Letter: Don’t believe outrageous claims made by AAF promoters
Posted on January 4, 2016
Jeffrey Ream, Vero Beach
Bob Webster's Dec. 28 ("Safety issues being addressed by AAF") attacks by name a good person's concerns about All Aboard Florida.
Webster says hazardous freight and AAF don't share the same tracks. He doesn't consider that a 55 mph hazmat train passing within 6 feet of a 110 mph AAF train in the same track corridor is potentially dangerous.
He believes that regulatory bodies will always act for individual and public safety above corporate and political interests.
He believes corporations have superior property rights relative to individuals affected by their actions.
He believes Louis Berger saying AAF will carry 1.5 times more passengers than Acela between Boston and DC. Really?
If you pay a consultant to validate your product, maybe they will tell you what you want to hear.
He doesn't consider many fundamental differences between the 450-mile Northeast Corridor and the 235-mile Miami/Orlando route.
If the analysis is so good, why can't AAF sell its junk bonds?
Here are three simple reasons why I oppose AAF:
The Louis Berger analysis is speculative fiction compared with actual Acela ridership.
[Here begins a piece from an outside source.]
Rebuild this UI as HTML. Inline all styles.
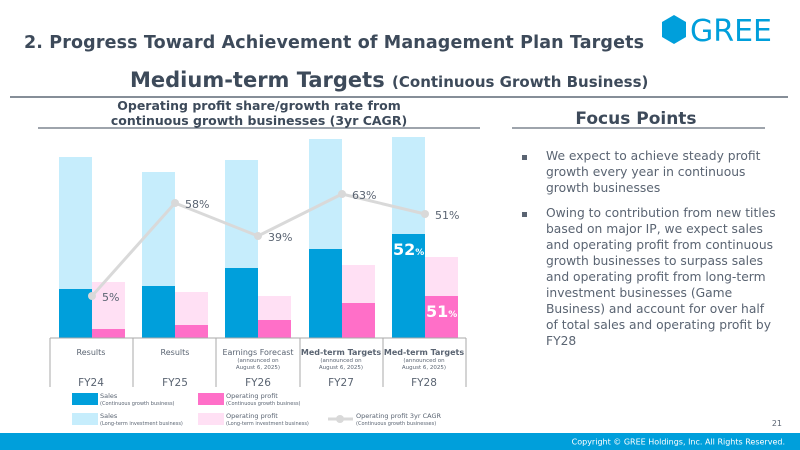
<!DOCTYPE html>
<html><head><meta charset="utf-8"><style>
body{margin:0;width:800px;height:450px;overflow:hidden;background:#fff;font-family:"Liberation Sans","DejaVu Sans",sans-serif}
svg text{font-family:"DejaVu Sans","Liberation Sans",sans-serif}
.fp{position:absolute;left:546px;width:232px;font-family:"DejaVu Sans","Liberation Sans",sans-serif;font-size:12.3px;line-height:16px;color:#5a6472}
.b{position:absolute;left:522px;width:5px;height:5px;background:#5a6472}
</style></head><body>
<svg width="800" height="450" style="position:absolute;left:0;top:0">
<text x="24" y="48" font-size="17.5" font-weight="bold" fill="#3d4a5a" font-family="DejaVu Sans Condensed, DejaVu Sans, sans-serif" textLength="620">2. Progress Toward Achievement of Management Plan Targets</text>
<polygon points="674,15 686,22 686,37 674,44 662,37 662,22" fill="#009fdb"/>
<text x="690" y="41" font-size="30" fill="#009fdb" font-family="Liberation Sans, sans-serif">GREE</text>
<text x="130" y="87" font-size="21" font-weight="bold" fill="#3d4a5a" font-family="DejaVu Sans Condensed, DejaVu Sans, sans-serif">Medium-term Targets <tspan font-size="15">(Continuous Growth Business)</tspan></text>
<line x1="10" y1="97" x2="788" y2="97" stroke="#3d4a5a" stroke-width="1.2"/>
<text x="259" y="110" font-size="12.5" font-weight="bold" fill="#3d4a5a" text-anchor="middle" font-family="DejaVu Sans Condensed, DejaVu Sans, sans-serif">Operating profit share/growth rate from</text>
<text x="259" y="125" font-size="12.5" font-weight="bold" fill="#3d4a5a" text-anchor="middle" font-family="DejaVu Sans Condensed, DejaVu Sans, sans-serif">continuous growth businesses (3yr CAGR)</text>
<line x1="38" y1="128" x2="480" y2="128" stroke="#3d4a5a"/>
<text x="636" y="124" font-size="17" font-weight="bold" fill="#3d4a5a" text-anchor="middle" font-family="DejaVu Sans Condensed, DejaVu Sans, sans-serif">Focus Points</text>
<line x1="512" y1="128" x2="765" y2="128" stroke="#3d4a5a"/>
<g>
<rect x="59" y="157" width="33" height="181" fill="#c6edfc"/><rect x="59" y="289" width="33" height="49" fill="#009fdb"/>
<rect x="92" y="282" width="33" height="56" fill="#ffe0f4"/><rect x="92" y="329" width="33" height="9" fill="#ff6fc8"/>
<rect x="142" y="172" width="33" height="166" fill="#c6edfc"/><rect x="142" y="286" width="33" height="52" fill="#009fdb"/>
<rect x="175" y="292" width="33" height="46" fill="#ffe0f4"/><rect x="175" y="325" width="33" height="13" fill="#ff6fc8"/>
<rect x="225" y="160" width="33" height="178" fill="#c6edfc"/><rect x="225" y="268" width="33" height="70" fill="#009fdb"/>
<rect x="258" y="296" width="33" height="42" fill="#ffe0f4"/><rect x="258" y="320" width="33" height="18" fill="#ff6fc8"/>
<rect x="309" y="139" width="33" height="199" fill="#c6edfc"/><rect x="309" y="249" width="33" height="89" fill="#009fdb"/>
<rect x="342" y="265" width="33" height="73" fill="#ffe0f4"/><rect x="342" y="303" width="33" height="35" fill="#ff6fc8"/>
<rect x="392" y="137" width="33" height="201" fill="#c6edfc"/><rect x="392" y="234" width="33" height="104" fill="#009fdb"/>
<rect x="425" y="257" width="33" height="81" fill="#ffe0f4"/><rect x="425" y="296" width="33" height="42" fill="#ff6fc8"/>
</g>
<polyline points="92,296 175,203 258,236 342,194 425,214" fill="none" stroke="#d9d9d9" stroke-width="3"/>
<g fill="#d9d9d9"><circle cx="92" cy="296" r="4"/><circle cx="175" cy="203" r="4"/><circle cx="258" cy="236" r="4"/><circle cx="342" cy="194" r="4"/><circle cx="425" cy="214" r="4"/></g>
<g font-size="11" fill="#5a6472">
<text x="102" y="301">5%</text><text x="185" y="208">58%</text><text x="268" y="241">39%</text><text x="352" y="199">63%</text><text x="435" y="219">51%</text>
</g>
<text x="393" y="255" font-size="16" font-weight="bold" fill="#fff">52<tspan font-size="9">%</tspan></text>
<text x="426" y="317" font-size="16" font-weight="bold" fill="#fff">51<tspan font-size="9">%</tspan></text>
<g stroke="#aaa" stroke-width="1">
<line x1="50" y1="338" x2="466" y2="338"/>
<line x1="50" y1="338" x2="50" y2="387"/><line x1="133" y1="338" x2="133" y2="387"/><line x1="216" y1="338" x2="216" y2="387"/><line x1="300" y1="338" x2="300" y2="387"/><line x1="383" y1="338" x2="383" y2="387"/><line x1="466" y1="338" x2="466" y2="387"/>
</g>
<g fill="#5a6472" text-anchor="middle">
<text x="91" y="355" font-size="8">Results</text>
<text x="175" y="355" font-size="8">Results</text>
<text x="258" y="355" font-size="8">Earnings Forecast</text>
<text x="341" y="355" font-size="8" font-weight="bold">Med-term Targets</text>
<text x="424" y="355" font-size="8" font-weight="bold">Med-term Targets</text>
<g font-size="5.5"><text x="258" y="362">(announced on</text><text x="258" y="369">August 6, 2025)</text>
<text x="341" y="362">(announced on</text><text x="341" y="369">August 6, 2025)</text>
<text x="424" y="362">(announced on</text><text x="424" y="369">August 6, 2025)</text></g>
<g font-size="10.5"><text x="91" y="386">FY24</text><text x="175" y="386">FY25</text><text x="258" y="386">FY26</text><text x="341" y="386">FY27</text><text x="424" y="386">FY28</text></g>
</g>
<rect x="72" y="393" width="26" height="12" fill="#009fdb"/>
<rect x="198" y="393" width="26" height="12" fill="#ff6fc8"/>
<rect x="72" y="413" width="26" height="12" fill="#c6edfc"/>
<rect x="198" y="413" width="26" height="12" fill="#ffe0f4"/>
<line x1="328" y1="419" x2="353" y2="419" stroke="#d9d9d9" stroke-width="3"/><circle cx="340" cy="419" r="4" fill="#d9d9d9"/>
<g fill="#5a6472">
<text x="100" y="398" font-size="6.5">Sales</text><text x="100" y="405" font-size="5">(Continuous growth business)</text>
<text x="226" y="398" font-size="6.5">Operating profit</text><text x="226" y="405" font-size="5">(Continuous growth business)</text>
<text x="100" y="418" font-size="6.5">Sales</text><text x="100" y="425" font-size="5">(Long-term investment business)</text>
<text x="226" y="418" font-size="6.5">Operating profit</text><text x="226" y="425" font-size="5">(Long-term investment business)</text>
<text x="356" y="418" font-size="6.5">Operating profit 3yr CAGR</text><text x="356" y="425" font-size="5">(Continuous growth businesses)</text>
</g>
<text x="782" y="426" font-size="8" fill="#5a6472" text-anchor="end">21</text>
<rect x="0" y="433" width="800" height="17" fill="#009fdb"/>
<text x="785" y="444.5" font-size="8" fill="#fff" text-anchor="end">Copyright © GREE Holdings, Inc. All Rights Reserved.</text>
</svg>
<div class="b" style="top:155px"></div>
<div class="fp" style="top:148px">We expect to achieve steady profit growth every year in continuous growth businesses</div>
<div class="b" style="top:212px"></div>
<div class="fp" style="top:205px">Owing to contribution from new titles based on major IP, we expect sales and operating profit from continuous growth businesses to surpass sales and operating profit from long-term investment businesses (Game Business) and account for over half of total sales and operating profit by FY28</div>
</body></html>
The Northeast Corridor has 50 million-plus people and is the center of U.S. industrial and financial concentration serving double the miles with four times the stations.
So AAF will carry 50 percent more passengers than Acela with revenue near $100 million per year? Get realistic. Calibrate your analysis so it replicates actual Acela results and I'll listen.
Public safety, train horn noise, public crossing costs and crossing disruption impacts don't exist on the northeast corridor with 11 at-grade crossings compared with AAF's 349 at-grade crossings.